There's no silver bullet when it comes to code reuse and Conway's Law can't be entirely avoided.
> I love Game Programming Patterns, by the way! Laughed out loud when I first saw the back cover.
> Julia lets you compose unrelated libraries much more freely than most other languages do. That's very powerful, but if you come into it expecting all of those compositions to magically work, I think you just have an unrealistic expectation.
Yep, and it is unfortunate that this unrealistic expectation is explicitly encouraged by the creators of the language:
> It is actually the case in Julia that you can take generic algorithms that were written by one person and custom types that were written by other people and just use them together efficiently and effectively.
It seems worth reiterating that on a personal level I really like and appreciate the vast majority of the folks I’ve met in the Julia community. I’m glad I got to hang out with them and learn from them. But in my opinion setting expectations like this fosters bad science.
I've nearly exclusively used Julia since 2017. I don't think this is a perverse use of such functions -- long ago I naturally guessed I could use `cumsum!` on the same input and output and it would correctly overwrite the values (which now gives a similar warning in the documentation). However, when I first used it that way I tested if it did what I expected to verify my assumption.

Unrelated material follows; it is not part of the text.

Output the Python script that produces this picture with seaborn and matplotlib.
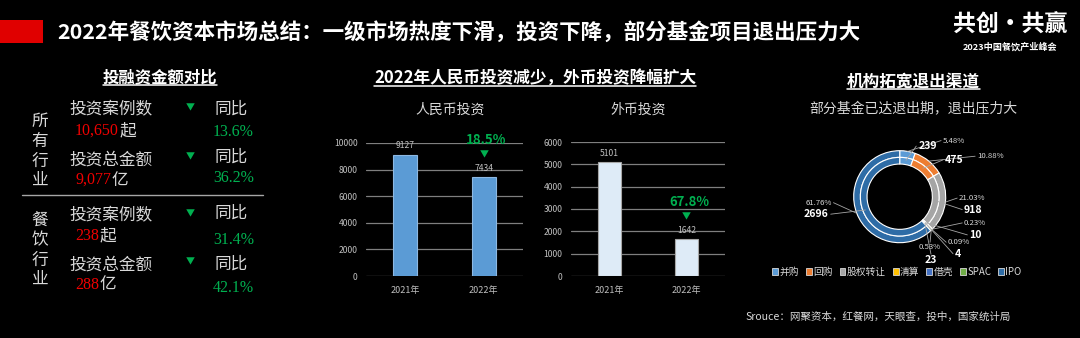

It is good the documentation is now explicit that the behavior is not guaranteed in this case, but even better would be if aliasing were detected and handled (at least for base Julia arrays, so that the warning would only be needed for non-base types).
Still, the lesson is that when using generic functions one should look at what they expect of their input, and if this isn't documented one should at least test what they are giving thoroughly and not assume it just works. I've always worked this way, and never run into surprises like the types of issues reported in the blog post.
Currently there is no documentation on what properties an input to `sum!` must support in the doc string, so one needs to test its correctness when using it outside of base Julia data types (I haven't checked the broader docs for an interface specification, but if there is one it really should be linked in the docstring).
But your use of cumsum!() seems natural; I can see using it that way, and might have done so myself. The use of sum!() under discussion seems weird, though.